By Shashwat Bhuskute :
The Naag river has spent decades begging for dignity, but the administration seems determined to keep it throttled under layers of sewage, debris and now, a fast-spreading mat of Eichhornia. From Ambazari lake to its confluence with the Pili Nadi, the river resembles a forgotten drain rather than a central artery of Nagpur. This is not a natural disaster. It is a policy-induced collapse, enabled by public indifference and bureaucratic inertia.
The nightmare of September 23 2023, when half of Nagpur went under water, should have forced introspection. Instead, the civic body shrugged, offered another round of surveys, and abandoned Daga Layout to the same broken embankments that triggered devastation in the first place.

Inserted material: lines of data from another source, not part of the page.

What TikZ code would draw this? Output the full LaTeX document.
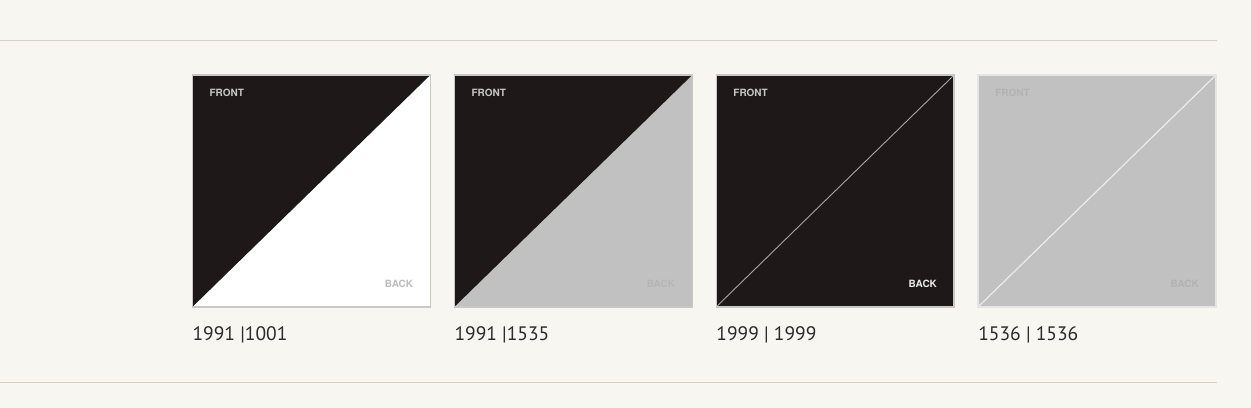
\documentclass[tikz,border=0pt]{standalone}
\usepackage{fontspec}
\setmainfont{PT Sans}
\newfontfamily\helv{TeX Gyre Heros}
\usetikzlibrary{positioning}
\pgfdeclarelayer{bg}
\pgfsetlayers{bg,main}
\definecolor{paper}{HTML}{F7F6F1}
\definecolor{rule}{HTML}{D3D1C4}
\definecolor{rim}{HTML}{C9C8C2}
\definecolor{ink}{HTML}{1F1819}
\definecolor{stone}{HTML}{C1C1C1}
\definecolor{numtext}{HTML}{2A2A2A}
\tikzset{
    swatch/.style={rectangle, draw=none, outer sep=0pt, inner sep=0pt, minimum width=238pt, minimum height=232pt, anchor=north west},
    side/.style={font=\helv\bfseries\fontsize{10}{10}\selectfont, inner sep=0pt},
    code/.style={font=\fontsize{19.5}{20}\selectfont, text=numtext, inner sep=0pt, anchor=base west}
}
\tikzset{border/.style={draw=rim, line width=1.3pt}}
\begin{document}
\begin{tikzpicture}[x=1pt, y=-1pt]
    \begin{pgfonlayer}{bg}
        \fill[paper] (0,0) rectangle (1251,408);
        \draw[rule, line width=1pt] (0,41) -- (1217,41);
        \draw[rule, line width=1pt] (0,383) -- (1217,383);
    \end{pgfonlayer}
    \useasboundingbox (0,0) rectangle (1251,408);

    % black | white
    \node (sq1) at (192,75) [swatch, fill=white] {};
    \fill[ink] (sq1.north west) -- (sq1.north east) -- (sq1.south west) -- cycle;
    \draw[border] (sq1.north west) rectangle (sq1.south east);
    \node (f1) at ([xshift=17pt, yshift=-18pt]sq1.north west) [side, anchor=west, text=black!22] {FRONT};
    \node (b1) at ([xshift=-17pt, yshift=23pt]sq1.south east) [side, anchor=east, text=black!26] {BACK};
    \node (c1) at ([yshift=-34pt]sq1.south west) [code] {1991 |1001};

    % black | grey
    \node (sq2) at (454,75) [swatch, fill=stone] {};
    \fill[ink] (sq2.north west) -- (sq2.north east) -- (sq2.south west) -- cycle;
    \draw[border] (sq2.north west) rectangle (sq2.south east);
    \node (f2) at ([xshift=17pt, yshift=-18pt]sq2.north west) [side, anchor=west, text=black!22] {FRONT};
    \node (b2) at ([xshift=-17pt, yshift=23pt]sq2.south east) [side, anchor=east, text=black!29] {BACK};
    \node (c2) at ([yshift=-34pt]sq2.south west) [code] {1991 |1535};

    % black | black
    \node (sq3) at (716,75) [swatch, fill=ink] {};
    \draw[black!35, line width=0.9pt] (sq3.south west) -- (sq3.north east);
    \draw[border] (sq3.north west) rectangle (sq3.south east);
    \node (f3) at ([xshift=17pt, yshift=-18pt]sq3.north west) [side, anchor=west, text=black!22] {FRONT};
    \node (b3) at ([xshift=-17pt, yshift=23pt]sq3.south east) [side, anchor=east, text=black!8] {BACK};
    \node (c3) at ([yshift=-34pt]sq3.south west) [code] {1999 | 1999};

    % grey | grey
    \node (sq4) at (978,75) [swatch, fill=stone] {};
    \draw[black!8, line width=1.2pt] (sq4.south west) -- (sq4.north east);
    \draw[border, draw=black!10] (sq4.north west) rectangle (sq4.south east);
    \node (f4) at ([xshift=17pt, yshift=-18pt]sq4.north west) [side, anchor=west, text=black!30] {FRONT};
    \node (b4) at ([xshift=-17pt, yshift=23pt]sq4.south east) [side, anchor=east, text=black!30] {BACK};
    \node (c4) at ([yshift=-34pt]sq4.south west) [code] {1536 | 1536};
\end{tikzpicture}
\end{document}
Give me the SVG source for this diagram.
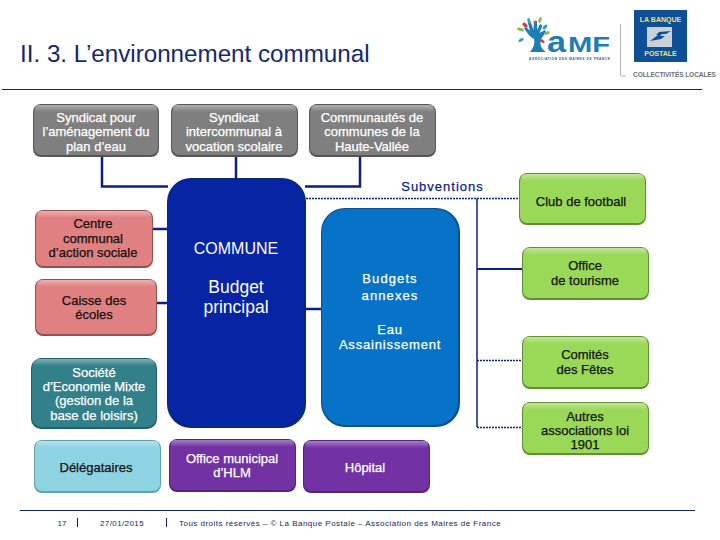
<svg xmlns="http://www.w3.org/2000/svg" width="720" height="540" viewBox="0 0 720 540">
<style>
text{font-family:"Liberation Sans",Arial,sans-serif;text-anchor:middle}
.t{font-size:13px;stroke-width:.25px}
.w{fill:#fff;stroke:#fff}
.k{fill:#111;stroke:#111}
.c{fill:none;stroke:#0b1f87;stroke-width:2.5}
.d{fill:none;stroke:#0b1f87;stroke-width:1.5;stroke-dasharray:2 1}
.n{fill:none;stroke:#0b1f87;stroke-width:1.5}
.hl{fill:url(#shine)}
.rule{stroke:#14265c;stroke-width:1.2}
.lg{text-anchor:start}
.big{font-size:17.5px;fill:#fff}
</style>
<defs>
<linearGradient id="shine" x1="0" y1="0" x2="0" y2="1"><stop offset="0" stop-color="#fff" stop-opacity=".38"/><stop offset="1" stop-color="#fff" stop-opacity="0"/></linearGradient>
</defs>
<rect width="720" height="540" fill="#fff"/>

<g id="title">
<text x="20" y="62" style="text-anchor:start;font-size:24.200px;fill:#14286e">II. 3. L’environnement communal</text>
<line class="rule" x1="2" y1="89.500" x2="702" y2="89.500"/>
</g>

<g id="logo-amf">
<path d="M530 52 C534 47 535 43 534 39 C530 37 527 33 524 28 L526.500 27 L530 31 L528 23 L531 22.500 L533.500 30 L534 21 L537 21 L537 30 L540 24 L542.500 25.500 L539.500 33 L545 30 L546 32.500 C542 37 540 40 540.500 44 C541 48 543 50 546 52 Z" fill="#1b7fb5"/>
<g>
<ellipse cx="525" cy="25" rx="3" ry="1.800" transform="rotate(45 525 25)" fill="#d9383a"/>
<ellipse cx="529" cy="21" rx="3" ry="1.500" transform="rotate(70 529 21)" fill="#2e9fb5"/>
<ellipse cx="535" cy="22" rx="1.500" ry="1.500" fill="#e0463c"/>
<ellipse cx="540" cy="20" rx="3" ry="1.500" transform="rotate(-70 540 20)" fill="#8cb84a"/>
<ellipse cx="545" cy="27" rx="3" ry="1.600" transform="rotate(-50 545 27)" fill="#2e9fb5"/>
<ellipse cx="520.500" cy="29.500" rx="3.500" ry="1.600" transform="rotate(15 520.500 29.500)" fill="#8cb84a"/>
<ellipse cx="547" cy="33" rx="3" ry="1.500" transform="rotate(-15 547 33)" fill="#8cb84a"/>
<ellipse cx="521" cy="40" rx="3" ry="1.500" transform="rotate(-30 521 40)" fill="#2e9fb5"/>
<ellipse cx="542" cy="41" rx="3" ry="1.500" transform="rotate(30 542 41)" fill="#d9383a"/>
</g>
<text class="lg" x="547" y="52" style="font-size:29px;font-weight:700;fill:#1b7fb5" textLength="19" lengthAdjust="spacingAndGlyphs">a</text>
<text class="lg" x="568" y="52" style="font-size:22px;font-weight:700;fill:#1b7fb5" textLength="42" lengthAdjust="spacingAndGlyphs">MF</text>
<text class="lg" x="529" y="60" style="font-size:3.200px;font-weight:700;fill:#33508f" textLength="81">ASSOCIATION DES MAIRES DE FRANCE</text>
</g>
<g id="logo-lbp">
<path d="M620.500 24V76H626" fill="none" stroke="#b5b5b5" stroke-width="1"/>
<rect x="634" y="10" width="53" height="52" fill="#0f4f98"/>
<rect x="647" y="27" width="25" height="20" fill="#c9d0d6"/>
<path d="M650 41l8-6h-2l3-3 12-1-5 3h-4l-2 2h5l-4 3z" fill="#0f4f98"/>
<text x="660.500" y="22" style="font-size:7px;font-weight:700;fill:#f3e26a">LA BANQUE</text>
<text x="660.500" y="56" style="font-size:7px;font-weight:700;fill:#f3e26a">POSTALE</text>
<text class="lg" x="633" y="77" style="font-size:6.600px;font-weight:700;fill:#6f6f6f" textLength="83">COLLECTIVITÉS LOCALES</text>
</g>

<g id="connectors">
<path class="c" d="M102 156V186.500H168"/>
<path class="c" d="M236 156V178"/>
<path class="c" d="M360 156V186.500H305"/>
<path class="c" d="M153 229H168"/>
<path class="c" d="M157 303H168"/>
<path class="c" d="M306 309H321"/>
<path class="d" d="M306 198.500H519"/>
<path class="n" d="M477 198.500V427"/>
<path class="c" style="stroke-width:2" d="M477 269H522"/>
<path class="d" d="M477 360.500H522"/>
<path class="d" d="M477 427.500H522"/>
</g>

<g id="commune">
<rect x="167" y="178" width="139" height="250" rx="24" fill="#0a2a6e"/>
<rect x="168" y="179" width="136" height="247" rx="23" fill="#0624a4"/>
<text x="236" y="254" style="font-size:16px;fill:#fff">COMMUNE</text>
<text class="big" x="236" y="293">Budget</text>
<text class="big" x="236" y="313">principal</text>
</g>
<g id="budgets-annexes">
<rect x="321" y="208" width="139" height="219" rx="24" fill="#0c4f8c"/>
<rect x="322" y="209" width="136" height="216" rx="23" fill="#0672c8"/>
<g class="t">
<text class="w" x="390" y="283" style="letter-spacing:1.100px">Budgets</text>
<text class="w" x="390" y="300" style="letter-spacing:1.100px">annexes</text>
<text class="w" x="390" y="334" style="letter-spacing:.8px">Eau</text>
<text class="w" x="390" y="349" style="letter-spacing:.8px">Assainissement</text>
</g>
</g>

<g id="syndicat-plan-eau">
<rect x="33" y="104" width="126" height="53" rx="8" fill="#555"/>
<rect x="34" y="105" width="124" height="50" rx="7" fill="#7f7f7f"/>
<rect class="hl" x="35" y="105" width="122" height="7" rx="3"/>
<g class="t"><text class="w" x="96" y="122">Syndicat pour</text><text class="w" x="96" y="136">l’aménagement du</text><text class="w" x="96" y="151">plan d’eau</text></g>
</g>
<g id="syndicat-scolaire">
<rect x="171" y="104" width="127" height="53" rx="8" fill="#555"/>
<rect x="172" y="105" width="125" height="50" rx="7" fill="#7f7f7f"/>
<rect class="hl" x="173" y="105" width="123" height="7" rx="3"/>
<g class="t"><text class="w" x="234" y="122">Syndicat</text><text class="w" x="234" y="136">intercommunal à</text><text class="w" x="234" y="151">vocation scolaire</text></g>
</g>
<g id="communautes">
<rect x="309" y="104" width="127" height="53" rx="8" fill="#555"/>
<rect x="310" y="105" width="125" height="50" rx="7" fill="#7f7f7f"/>
<rect class="hl" x="311" y="105" width="123" height="7" rx="3"/>
<g class="t"><text class="w" x="372" y="122">Communautés de</text><text class="w" x="372" y="136">communes de la</text><text class="w" x="372" y="151">Haute-Vallée</text></g>
</g>

<g id="subventions"><text x="442.500" y="191" style="font-size:13px;fill:#0b1f87;stroke:#0b1f87;stroke-width:.25px;letter-spacing:1px">Subventions</text></g>

<g id="ccas">
<rect x="35" y="210" width="118" height="58" rx="8" fill="#8f5250"/>
<rect x="36" y="211" width="116" height="55" rx="7" fill="#e08080"/>
<rect class="hl" x="37" y="211" width="114" height="7" rx="3"/>
<g class="t"><text class="k" x="93" y="228">Centre</text><text class="k" x="93" y="243">communal</text><text class="k" x="93" y="257">d’action sociale</text></g>
</g>
<g id="caisse-ecoles">
<rect x="35" y="279" width="122" height="57" rx="8" fill="#8f5250"/>
<rect x="36" y="280" width="120" height="54" rx="7" fill="#e08080"/>
<rect class="hl" x="37" y="280" width="118" height="7" rx="3"/>
<g class="t"><text class="k" x="94" y="305">Caisse des</text><text class="k" x="94" y="319">écoles</text></g>
</g>
<g id="sem">
<rect x="31" y="358" width="126" height="71" rx="10" fill="#255f68"/>
<rect x="32" y="359" width="124" height="68" rx="9" fill="#32808a"/>
<rect class="hl" x="33" y="359" width="122" height="7" rx="3"/>
<g class="t"><text class="w" x="94" y="377">Société</text><text class="w" x="94" y="391">d’Economie Mixte</text><text class="w" x="94" y="405">(gestion de la</text><text class="w" x="94" y="420">base de loisirs)</text></g>
</g>
<g id="delegataires">
<rect x="34" y="440" width="127" height="53" rx="8" fill="#62a0ae"/>
<rect x="35" y="441" width="125" height="50" rx="7" fill="#8dd3e2"/>
<rect class="hl" x="36" y="441" width="123" height="7" rx="3"/>
<text class="t k" x="96" y="472">Délégataires</text>
</g>
<g id="hlm">
<rect x="169" y="439" width="127" height="53" rx="8" fill="#4f2580"/>
<rect x="170" y="440" width="125" height="50" rx="7" fill="#7232a4"/>
<rect class="hl" x="171" y="440" width="123" height="7" rx="3"/>
<g class="t"><text class="w" x="232" y="463">Office municipal</text><text class="w" x="232" y="477">d’HLM</text></g>
</g>
<g id="hopital">
<rect x="303" y="440" width="127" height="53" rx="8" fill="#4f2580"/>
<rect x="304" y="441" width="125" height="50" rx="7" fill="#7232a4"/>
<rect class="hl" x="305" y="441" width="123" height="7" rx="3"/>
<text class="t w" x="365" y="472">Hôpital</text>
</g>

<g id="club-football">
<rect x="519" y="173" width="127" height="52" rx="8" fill="#628f36"/>
<rect x="520" y="174" width="125" height="49" rx="7" fill="#9ad858"/>
<rect class="hl" x="521" y="174" width="123" height="7" rx="3"/>
<text class="t k" x="581" y="206">Club de football</text>
</g>
<g id="office-tourisme">
<rect x="522" y="247" width="127" height="53" rx="8" fill="#628f36"/>
<rect x="523" y="248" width="125" height="50" rx="7" fill="#9ad858"/>
<rect class="hl" x="524" y="248" width="123" height="7" rx="3"/>
<g class="t"><text class="k" x="585" y="270">Office</text><text class="k" x="585" y="285">de tourisme</text></g>
</g>
<g id="comites-fetes">
<rect x="522" y="336" width="127" height="53" rx="8" fill="#628f36"/>
<rect x="523" y="337" width="125" height="50" rx="7" fill="#9ad858"/>
<rect class="hl" x="524" y="337" width="123" height="7" rx="3"/>
<g class="t"><text class="k" x="585" y="359">Comités</text><text class="k" x="585" y="374">des Fêtes</text></g>
</g>
<g id="autres-associations">
<rect x="522" y="402" width="127" height="53" rx="8" fill="#628f36"/>
<rect x="523" y="403" width="125" height="50" rx="7" fill="#9ad858"/>
<rect class="hl" x="524" y="403" width="123" height="7" rx="3"/>
<g class="t"><text class="k" x="585" y="421">Autres</text><text class="k" x="585" y="435">associations loi</text><text class="k" x="585" y="449">1901</text></g>
</g>

<g id="footer">
<line class="rule" x1="20" y1="510.500" x2="695" y2="510.500"/>
<g style="font-size:8px;fill:#14265c">
<text x="62" y="526">17</text>
<text x="122" y="526" style="letter-spacing:.4px">27/01/2015</text>
<text class="lg" x="179" y="526" style="letter-spacing:.48px">Tous droits réservés – © La Banque Postale – Association des Maires de France</text>
</g>
<line x1="77.500" y1="518" x2="77.500" y2="527" stroke="#14265c"/>
<line x1="166.500" y1="518" x2="166.500" y2="527" stroke="#14265c"/>
</g>
</svg>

Despite repeated directives from the Prime Minister in 2022 to rejuvenate or at least clean the river, the Nagpur Municipal Corporation (NMC) has done little beyond paperwork. Twenty years of announcements about tendering and “upcoming projects” have produced no real action. Even today, the tender process exists only in future tense. Meanwhile, the Naag river continues to swallow sewage, leftover food, industrial effluents and construction debris, becoming an open-air catalogue of every civic failure imaginable.The Eichhornia explosion was inevitable. A river fed almost entirely by nutrient-rich sewage is an open invitation for water hyacinth to flourish. Environmental expert Kaustav Chatterjee had previously noted in ‘The Hitavada’ article its alarming spread across Shankar Nagar, Yashwant Stadium, Ghat Road, Jagnade Square and Hiwri Nagar. The weed blocks sunlight, depletes oxygen and suffocates aquatic life, but its
unchecked advance mainly proves one point: no one is actually monitoring the river.

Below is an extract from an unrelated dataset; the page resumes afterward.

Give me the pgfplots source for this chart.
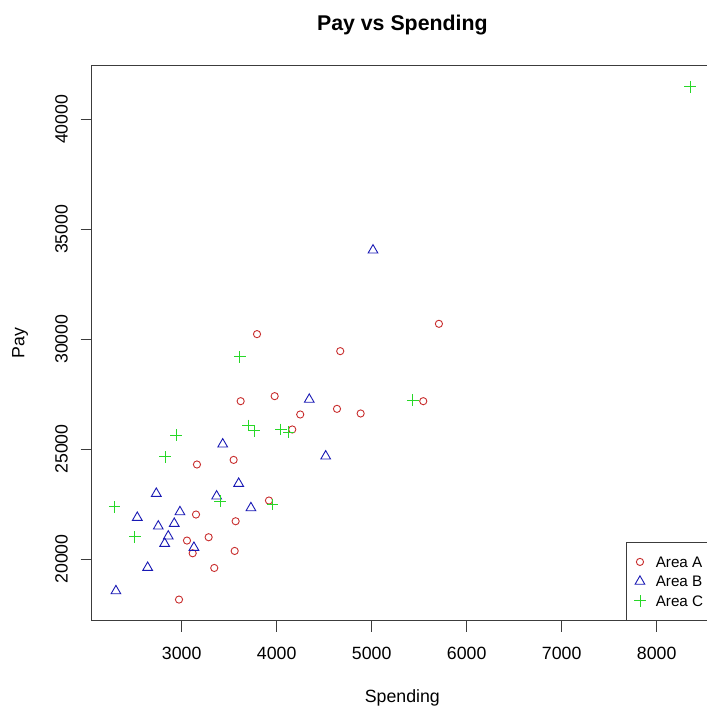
\documentclass[border=0pt]{standalone}
\usepackage{fontspec}
\setmainfont{Liberation Sans}
\usepackage{pgfplots}
\pgfplotsset{compat=1.18}
\definecolor{cA}{RGB}{200,45,45}
\definecolor{cB}{RGB}{25,25,180}
\definecolor{cC}{RGB}{40,215,40}
\definecolor{frame}{RGB}{60,60,60}
\begin{document}
\begin{tikzpicture}
\useasboundingbox (0,0) rectangle (707bp,707bp);
\clip (0,0) rectangle (707bp,707bp);
\begin{axis}[
  at={(91.7bp,86.5bp)}, anchor=south west,
  scale only axis, width=621.3bp, height=554.8bp,
  xmin=2053, xmax=8593, ymin=17200, ymax=42440,
  axis line style={frame, line width=0.9bp},
  xtick={3000,4000,5000,6000,7000,8000},
  ytick={20000,25000,30000,35000,40000},
  xtick pos=bottom, ytick pos=left,
  tick align=outside, major tick length=11bp,
  every tick/.style={frame, line width=0.9bp},
  minor tick num=0,
  scaled ticks=false,
  /pgf/number format/assume math mode=true,
  /pgf/number format/1000 sep={},
  xticklabel style={anchor=base, inner sep=0pt, font=\fontsize{17.8}{20}\selectfont},
  yticklabel style={rotate=90, anchor=base, inner sep=0pt, font=\fontsize{17.8}{20}\selectfont},
  xticklabel shift=28bp, yticklabel shift=13.2bp,
  title={Pay vs Spending},
  title style={at={(axis description cs:0.5,1.0631)}, anchor=base, yshift=-6pt, inner sep=0pt, font=\bfseries\fontsize{21.4}{24}\selectfont},
  xlabel={Spending},
  xlabel style={at={(axis description cs:0.5,-0.1487)}, anchor=base, inner sep=0pt, font=\fontsize{17.8}{20}\selectfont},
  ylabel={Pay},
  ylabel style={at={(axis description cs:-0.1083,0.5)}, anchor=base, inner sep=0pt, font=\fontsize{17.8}{20}\selectfont},
  legend style={at={(axis description cs:0.8595,0.1420)}, anchor=north west,
    draw=frame, line width=0.9bp, inner xsep=8bp, inner ysep=10bp,
    column sep=10bp, row sep=0pt, font=\fontsize{15.3}{18}\selectfont,
    nodes={inner sep=0pt, text height=15.25bp, text depth=4.25bp}},
  legend cell align=left,
  legend image code/.code={\draw[#1] plot coordinates {(0bp,0bp)};},
]
\addplot[only marks, mark=o, mark size=3.6bp, cA, line width=0.9bp] coordinates {
(3621,27178) (3979,27406) (4248,26572) (4635,26828) (4164,25890)
(3547,24506) (3161,24297) (3919,22658) (3151,22021) (3568,21716)
(3284,20988) (3056,20837) (3116,20259) (3558,20364) (3343,19590)
(2972,18152) (5708,30697) (4669,29454) (4884,26618) (5543,27178)
(3793,30228)
};
\addlegendentry{Area A}
\addplot[only marks, mark=triangle, mark size=5.6bp, cB, line width=0.9bp] coordinates {
(4343,27255) (3432,25221) (4516,24675) (3600,23432) (2733,22977)
(3368,22854) (3729,22321) (2533,21884) (2982,22139) (2754,21488)
(2922,21611) (2859,21033) (2821,20701) (3129,20519) (2642,19609)
(2308,18543) (5014,34046)
};
\addlegendentry{Area B}
\addplot[only marks, mark=+, mark size=5.8bp, cC, line width=0.9bp] coordinates {
(3698,26072) (3764,25826) (4045,25890) (4126,25767) (2940,25630)
(2827,24643) (3406,22626) (3958,22476) (2295,22367) (2508,21001)
(3611,29190) (5432,27224) (8351,41484)
};
\addlegendentry{Area C}
\end{axis}
\end{tikzpicture}
\end{document}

Even the Municipal Commissioner previously had admitted to ‘The Hitavada’ he did not know the weed had spread deep into East Nagpur. The administration has now scrambled to consult NEERI and other institutions, but with Ambazari lake already crippled by Eichhornia and the Wadi STP only 60% complete after a year, there is little comfort in these manoeuvres. The Naag River Pollution Abatement Project, backed by over Rs 1,100 crore from the Centre and lofty timelines of 88 months, remains trapped at the starting line. Without sewer networks completed, without enforcement on dumping, and without basic riverbank protection, the Naag continues to be treated as a giant bin with water in it.
Nagpur asked for a clean river. What it received is a floating carpet of weeds, broken promises and a governance model in which crisis must drown the city before action even appears on the agenda.